HealthDay News — Postoperative hyponatremia is a relatively common occurrence in patients undergoing total joint arthroplasty (TJA), according to a study published online March 31 in the Journal of Bone & Joint Surgery.
Colin M. Baker, D.O., from Thomas Jefferson University in Philadelphia, and colleagues examined the rate of hyponatremia following TJA, as well as the impact of hyponatremia on the perioperative course of TJA patients. The analysis included data for 3,071 primary and revision TJAs performed between 2015 and 2017.
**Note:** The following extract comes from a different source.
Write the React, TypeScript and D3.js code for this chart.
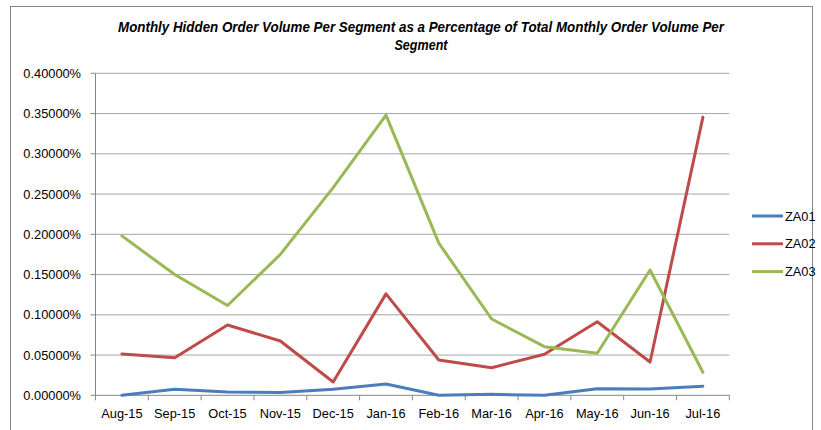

The researchers found that 84.6 percent of patients were normonatremic-normonatremic, 9.4 percent were normonatremic-hyponatremic, 2.1 percent were hyponatremic-normonatremic, and 3.8 percent were hyponatremic-hyponatremic. Risk factors for postoperative hyponatremia included: older age; hip arthroplasty; general anesthesia; higher Charlson Comorbidity Index; congestive heart failure; revision surgery; and history of stroke, liver disease, and chronic kidney disease. Worse outcomes were seen for patients with postoperative hyponatremia, including greater likelihoods of having a 90-day complication, nonhome discharge, and greater length of stay.
“Surgeons should identify patients at risk for developing sodium abnormalities in order to optimize these patients and avoid increased resource utilization,” the authors write.